-- Begin --

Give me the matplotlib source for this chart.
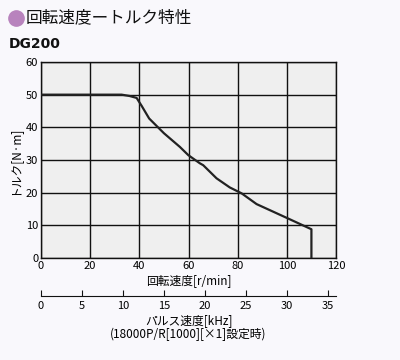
import matplotlib.pyplot as plt
from matplotlib.lines import Line2D

plt.rcParams['font.family'] = ['Noto Sans CJK JP', 'DejaVu Sans']

# torque curve (rpm vs N·m)
speed = [0, 32.8, 36, 38.9, 41, 44, 50, 56.5, 59.9, 64.6, 66, 71.4, 76.8, 81.6, 87.7, 100.5, 110, 110]
torque = [50, 50, 49.6, 49.0, 46.5, 42.7, 38.2, 34.0, 31.5, 29.0, 28.4, 24.4, 21.6, 19.8, 16.5, 12.1, 8.8, 0]

x_ticks = [0, 20, 40, 60, 80, 100, 120]
y_ticks = [0, 10, 20, 30, 40, 50, 60]
khz_ticks = [0, 5, 10, 15, 20, 25, 30, 35]

fig = plt.figure(figsize=(4, 3.6), dpi=100)
fig.patch.set_facecolor('#f9f8fc')

# title with purple dot
fig.add_artist(Line2D([0.04], [0.95], marker='o', markersize=11, color='#b883bd',
                      transform=fig.transFigure))
fig.text(0.063, 0.95, '回転速度ートルク特性', fontsize=12, va='center', color='#111')
fig.text(0.022, 0.877, 'DG200', fontsize=10, fontweight='bold', va='center',
         family='DejaVu Sans', color='#111')

ax = fig.add_axes([0.1025, 0.2833, 0.7375, 0.5445])
ax.set_facecolor('#efefef')
ax.plot(speed, torque, color='#222', lw=1.6, zorder=3)
ax.set_xlim(0, 120)
ax.set_ylim(0, 60)
ax.set_xticks(x_ticks)
ax.set_yticks(y_ticks)
ax.grid(True, color='#111', lw=1.0)
ax.tick_params(length=0, labelsize=8, pad=2)
for s in ax.spines.values():
    s.set_color('#111')
    s.set_linewidth(1.0)
ax.set_xlabel('回転速度[r/min]', fontsize=8.5, labelpad=2)
ax.set_ylabel('トルク[N·m]', fontsize=8.5, labelpad=4)

# pulse speed axis
ax2 = fig.add_axes([0.1025, 0.178, 0.7375, 0.001])
ax2.set_xlim(0, 36)
ax2.set_xticks(khz_ticks)
ax2.set_yticks([])
ax2.patch.set_alpha(0)
for k in ['top', 'left', 'right']:
    ax2.spines[k].set_visible(False)
ax2.spines['bottom'].set_color('#111')
ax2.tick_params(axis='x', direction='in', length=4, labelsize=8, pad=4, color='#111')
ax2.set_xlabel('パルス速度[kHz]\n(18000P/R[1000][×1]設定時)', fontsize=8.5,
               labelpad=2, linespacing=1.1)

fig.savefig('out.png', dpi=100, facecolor=fig.get_facecolor())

-- End --

▶ [TASK DIRECTIONS]: Repeat the data exactly, without the pictures.

▶ [WRITTEN REPLY]:
Give me the matplotlib source for this chart.
import matplotlib.pyplot as plt
from matplotlib.lines import Line2D

plt.rcParams['font.family'] = ['Noto Sans CJK JP', 'DejaVu Sans']

# torque curve (rpm vs N·m)
speed = [0, 32.8, 36, 38.9, 41, 44, 50, 56.5, 59.9, 64.6, 66, 71.4, 76.8, 81.6, 87.7, 100.5, 110, 110]
torque = [50, 50, 49.6, 49.0, 46.5, 42.7, 38.2, 34.0, 31.5, 29.0, 28.4, 24.4, 21.6, 19.8, 16.5, 12.1, 8.8, 0]

x_ticks = [0, 20, 40, 60, 80, 100, 120]
y_ticks = [0, 10, 20, 30, 40, 50, 60]
khz_ticks = [0, 5, 10, 15, 20, 25, 30, 35]

fig = plt.figure(figsize=(4, 3.6), dpi=100)
fig.patch.set_facecolor('#f9f8fc')

# title with purple dot
fig.add_artist(Line2D([0.04], [0.95], marker='o', markersize=11, color='#b883bd',
                      transform=fig.transFigure))
fig.text(0.063, 0.95, '回転速度ートルク特性', fontsize=12, va='center', color='#111')
fig.text(0.022, 0.877, 'DG200', fontsize=10, fontweight='bold', va='center',
         family='DejaVu Sans', color='#111')

ax = fig.add_axes([0.1025, 0.2833, 0.7375, 0.5445])
ax.set_facecolor('#efefef')
ax.plot(speed, torque, color='#222', lw=1.6, zorder=3)
ax.set_xlim(0, 120)
ax.set_ylim(0, 60)
ax.set_xticks(x_ticks)
ax.set_yticks(y_ticks)
ax.grid(True, color='#111', lw=1.0)
ax.tick_params(length=0, labelsize=8, pad=2)
for s in ax.spines.values():
    s.set_color('#111')
    s.set_linewidth(1.0)
ax.set_xlabel('回転速度[r/min]', fontsize=8.5, labelpad=2)
ax.set_ylabel('トルク[N·m]', fontsize=8.5, labelpad=4)

# pulse speed axis
ax2 = fig.add_axes([0.1025, 0.178, 0.7375, 0.001])
ax2.set_xlim(0, 36)
ax2.set_xticks(khz_ticks)
ax2.set_yticks([])
ax2.patch.set_alpha(0)
for k in ['top', 'left', 'right']:
    ax2.spines[k].set_visible(False)
ax2.spines['bottom'].set_color('#111')
ax2.tick_params(axis='x', direction='in', length=4, labelsize=8, pad=4, color='#111')
ax2.set_xlabel('パルス速度[kHz]\n(18000P/R[1000][×1]設定時)', fontsize=8.5,
               labelpad=2, linespacing=1.1)

fig.savefig('out.png', dpi=100, facecolor=fig.get_facecolor())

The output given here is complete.